If you have a lot of open areas, create funnels with them. If you have food plots or fields that need funnels across them, string them in a line for screening growth or stand access walkways. Birds will perch on them and drop seeds and naturally plant you a screen.
 
I typically burn all my trees and tops when I either expand or create new food plots. Like @Mennoniteman mentioned it also benefits the soil. The stumps that I push out with the dozer I’ll leave on the edge for a few years to rot and break down, and then I’ll incorporate it back into the plot when it’s ready to do so.
 
Believe it or not, I burn all of mine. Brush piles attract rodents that girdle small trees and attract predators.
Any tricks to burning brush piles in the woods. I only have about a 1/4 acre opening and have never done any brush pile burning and I'm scared to death that I'll set the woods on fire.
 
Any tricks to burning brush piles in the woods. I only have about a 1/4 acre opening and have never done any brush pile burning and I'm scared to death that I'll set the woods on fire.
I've set the woods on fire. No major damage and It's only a $400 fine. I had good fire breaks and a controlled burn, everything was good, the fire was out. Fully eight days after the burn when I wasn't around a big wind came along and relit it where it was smoldering under a stump, blew burning leaves across the fire break, and the neighbors called the fire co. Burning is just too much trouble for me anymore, and I was never quite on board with the air pollution, air quality is important to me. I use logging, discing, glyphosate, and bushhogging as my habitat tools now. Just let your brush piles rot away, they aren't doing any harm. Some extra rodents and rabbits are all a part of the food chain in a balanced ecosystem.
 
I've set the woods on fire. No major damage and It's only a $400 fine.

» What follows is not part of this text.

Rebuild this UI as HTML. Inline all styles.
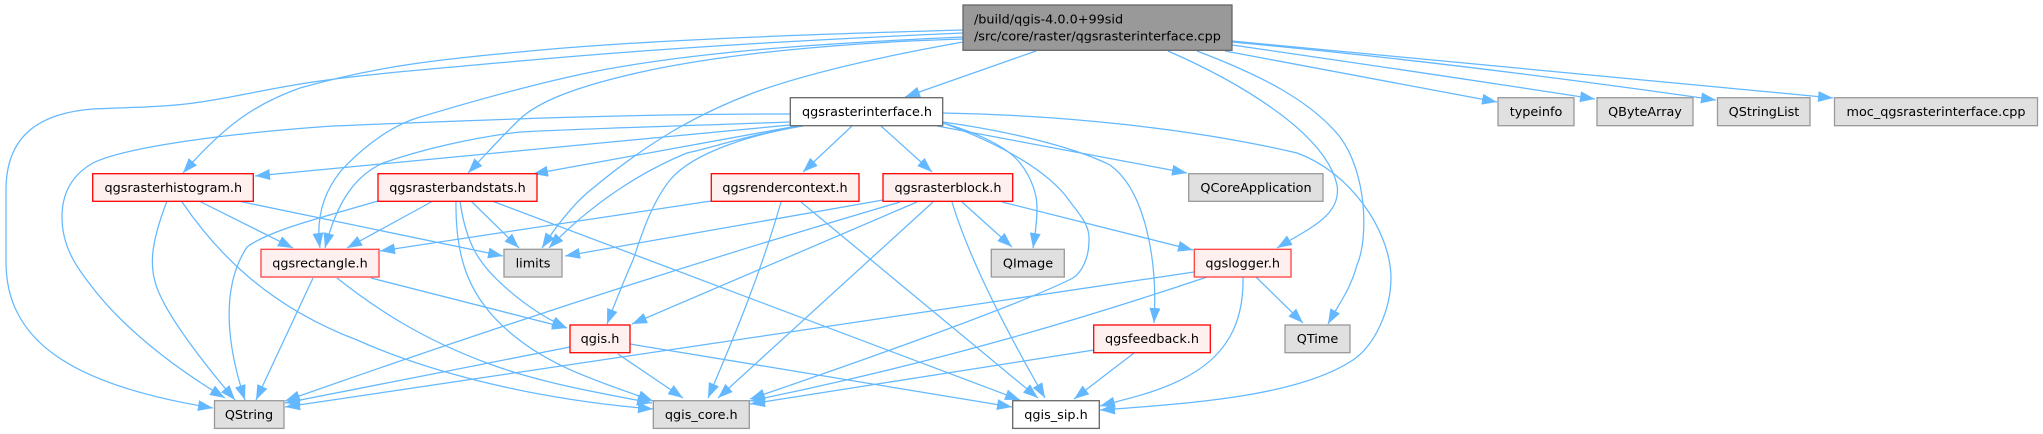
<!DOCTYPE html>
<html><head><meta charset="utf-8"><title>Include dependency graph</title>
<style>html,body{margin:0;padding:0;background:#fff;width:2043px;height:434px;overflow:hidden}svg{display:block}
text{font-family:"DejaVu Sans",sans-serif;font-size:12.8px;fill:#000;text-anchor:middle}
.e path{fill:none;stroke:#63b8ff;stroke-width:1.25;marker-end:url(#a)}
.g{fill:#e0e0e0;stroke:#999;stroke-width:1.3}.r{fill:#fff0f0;stroke:#f00;stroke-width:1.3}.o{fill:#fff0f0;stroke:#ff4040;stroke-width:1.3}.w{fill:#fff;stroke:#666;stroke-width:1.3}</style></head>
<body><svg width="2043" height="434" viewBox="0 0 2043 434" xmlns="http://www.w3.org/2000/svg">
<defs><marker id="a" markerUnits="userSpaceOnUse" markerWidth="16" markerHeight="12" refX="15" refY="5.5" orient="auto"><path d="M0,0 L15,5.5 L0,11 Z" fill="#63b8ff"/></marker></defs>
<g class="e">
<path d="M963,30 C820,34 640,40 520,52 C430,60 370,68 300,88 C255,104 225,125 183,173"/>
<path d="M963,33 C800,40 640,50 520,61 C440,68 370,74 320,81 C270,88 235,97 213,100 C170,108 130,107 93,109 C40,113 6,135 6,190 L6,262 C6,340 70,385 213,408"/>
<path d="M963,37 C850,42 700,50 587,73 C530,85 470,102 417,118 C385,128 355,155 340,172 C322,195 316,220 320,248"/>
<path d="M963,39 C860,42 720,52 620,77 C580,87 540,100 520,119 C500,138 490,150 468,173"/>
<path d="M963,42 C890,55 810,72 753,93 C700,113 650,140 587,193 C570,208 555,228 542,248"/>
<path d="M1036,51 L905,97"/>
<path d="M1168,51 C1230,78 1325,130 1337,185 C1342,215 1310,228 1277,248"/>
<path d="M1197,51 C1260,75 1310,100 1340,137 C1368,175 1368,240 1357,265 C1350,290 1340,302 1328,324"/>
<path d="M1225,51 L1497,102"/>
<path d="M1232,45 Q1420,72 1595,99"/>
<path d="M1232,42 Q1450,62 1716,100"/>
<path d="M1232,41 Q1500,66 1833,98"/>
<path d="M790,114 C620,114 480,120 333,126 C230,133 125,147 93,163 C70,176 62,195 62,217 C62,245 75,265 89,283 C120,325 170,365 225,398"/>
<path d="M790,122 C680,126 600,128 520,132 C470,138 420,150 383,163 C350,178 335,210 325,248"/>
<path d="M790,125 L255,176"/>
<path d="M797,126 L533,174"/>
<path d="M800,126 C750,135 710,148 687,153 C640,172 590,205 549,248"/>
<path d="M803,126 C760,133 695,150 670,180 C650,205 640,240 633,260 C622,285 615,303 607,324"/>
<path d="M852,126 L803,172"/>
<path d="M881,126 L932,172"/>
<path d="M937,126 L1187,173"/>
<path d="M943,123 C985,135 1010,150 1020,163 C1032,178 1037,195 1037,207 C1037,222 1035,235 1033,248"/>
<path d="M943,123 C990,140 1040,165 1065,195 C1080,215 1090,225 1089,240 C1089,258 1082,272 1073,278 C1020,305 850,365 750,399"/>
<path d="M943,122 C1000,130 1070,145 1110,165 C1145,190 1158,260 1154,323"/>
<path d="M943,113 C1060,115 1190,128 1297,153 C1350,172 1390,230 1391,277 C1391,310 1375,345 1353,360 C1300,395 1200,403 1100,410"/>
<path d="M167,201 C150,245 148,270 160,295 C172,322 205,365 235,400"/>
<path d="M199,201 L293,248"/>
<path d="M238,201 L503,256"/>
<path d="M182,202 C215,250 265,305 357,340 C420,368 520,398 653,409"/>
<path d="M378,201 C320,218 270,230 247,247 C222,285 225,340 245,400"/>
<path d="M433,201 L347,248"/>
<path d="M471,201 L519,248"/>
<path d="M460,201 C466,245 480,265 505,287 C525,305 545,318 567,328"/>
<path d="M456,201 C455,260 470,300 513,335 C555,370 610,385 653,401"/>
<path d="M492,201 L1020,400"/>
<path d="M313,278 L256,400"/>
<path d="M371,278 L567,328"/>
<path d="M337,278 C380,312 425,340 487,363 C540,383 600,393 652,403"/>
<path d="M570,347 L285,403"/>
<path d="M618,354 L683,398"/>
<path d="M630,344 L1012,407"/>
<path d="M711,201 L380,251"/>
<path d="M781,202 C760,275 735,335 708,398"/>
<path d="M801,202 L1038,398"/>
<path d="M883,200 L565,256"/>
<path d="M917,202 L632,324"/>
<path d="M900,202 Q600,290 285,401"/>
<path d="M933,202 L718,398"/>
<path d="M952,202 C968,255 1000,320 1045,398"/>
<path d="M962,202 L1012,247"/>
<path d="M1002,202 L1193,250"/>
<path d="M1194,272 L285,407"/>
<path d="M1207,277 C1100,313 950,360 750,401"/>
<path d="M1243,277 C1244,325 1225,355 1190,375 C1160,392 1130,398 1100,406"/>
<path d="M1256,277 L1303,323"/>
<path d="M1094,350 L750,404"/>
<path d="M1134,353 L1074,399"/>
</g>
<rect x="963" y="5" width="269" height="45.3" fill="#999" stroke="#666" stroke-width="1.3"/>
<text x="974" y="23.5" style="text-anchor:start">/build/qgis-4.0.0+99sid</text>
<text x="974" y="40.7" style="text-anchor:start">/src/core/raster/qgsrasterinterface.cpp</text>
<rect class="w" x="790.3" y="97.7" width="152.4" height="28"/><text x="867" y="116">qgsrasterinterface.h</text>
<rect class="r" x="92.7" y="173.7" width="160.6" height="27.6"/><text x="173.3" y="191.8">qgsrasterhistogram.h</text>
<rect class="r" x="378" y="173.7" width="159" height="27.6"/><text x="457.5" y="191.8">qgsrasterbandstats.h</text>
<rect class="r" x="711.3" y="173.7" width="147.7" height="27.6"/><text x="785" y="191.8">qgsrendercontext.h</text>
<rect class="r" x="883" y="173.7" width="129.7" height="27.6"/><text x="948" y="191.8">qgsrasterblock.h</text>
<rect class="g" x="1188.7" y="173.7" width="134.3" height="27.6"/><text x="1256" y="191.8">QCoreApplication</text>
<rect class="o" x="261" y="249.3" width="118" height="27.7"/><text x="320" y="267.5">qgsrectangle.h</text>
<rect class="g" x="504" y="249.3" width="58" height="27.7"/><text x="533" y="267.5">limits</text>
<rect class="g" x="991.3" y="249.3" width="73" height="27.7"/><text x="1028" y="267.5">QImage</text>
<rect class="o" x="1194.3" y="249.3" width="96.7" height="27.7"/><text x="1242.7" y="267.5">qgslogger.h</text>
<rect class="r" x="570" y="325" width="60" height="27.7"/><text x="600" y="343.2">qgis.h</text>
<rect class="r" x="1093.7" y="325" width="116.6" height="27.7"/><text x="1152" y="343.2">qgsfeedback.h</text>
<rect class="g" x="1285" y="325" width="65" height="27.7"/><text x="1317.5" y="343.2">QTime</text>
<rect class="g" x="214.5" y="400.7" width="69.5" height="27.7"/><text x="249" y="419">QString</text>
<rect class="g" x="653.3" y="400.7" width="96" height="27.7"/><text x="701.3" y="419">qgis_core.h</text>
<rect class="w" x="1012.7" y="400.7" width="86.6" height="27.7"/><text x="1056" y="419">qgis_sip.h</text>
<rect class="g" x="1498" y="97.7" width="76" height="28"/><text x="1536" y="116">typeinfo</text>
<rect class="g" x="1597" y="97.7" width="96" height="28"/><text x="1645" y="116">QByteArray</text>
<rect class="g" x="1717.5" y="97.7" width="92.5" height="28"/><text x="1764" y="116">QStringList</text>
<rect class="g" x="1834.5" y="97.7" width="203" height="28"/><text x="1936" y="116">moc_qgsrasterinterface.cpp</text>
</svg></body></html>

I had good fire breaks and a controlled burn, everything was good, the fire was out. Fully eight days after the burn when I wasn't around a big wind came along and relit it where it was smoldering under a stump, blew burning leaves across the fire break, and the neighbors called the fire co. Burning is just too much trouble for me anymore, and I was never quite on board with the air pollution, air quality is important to me. I use logging, discing, glyphosate, and bushhogging as my habitat tools now. Just let your brush piles rot away, they aren't doing any harm. Some extra rodents and rabbits are all a part of the food chain in a balanced ecosystem.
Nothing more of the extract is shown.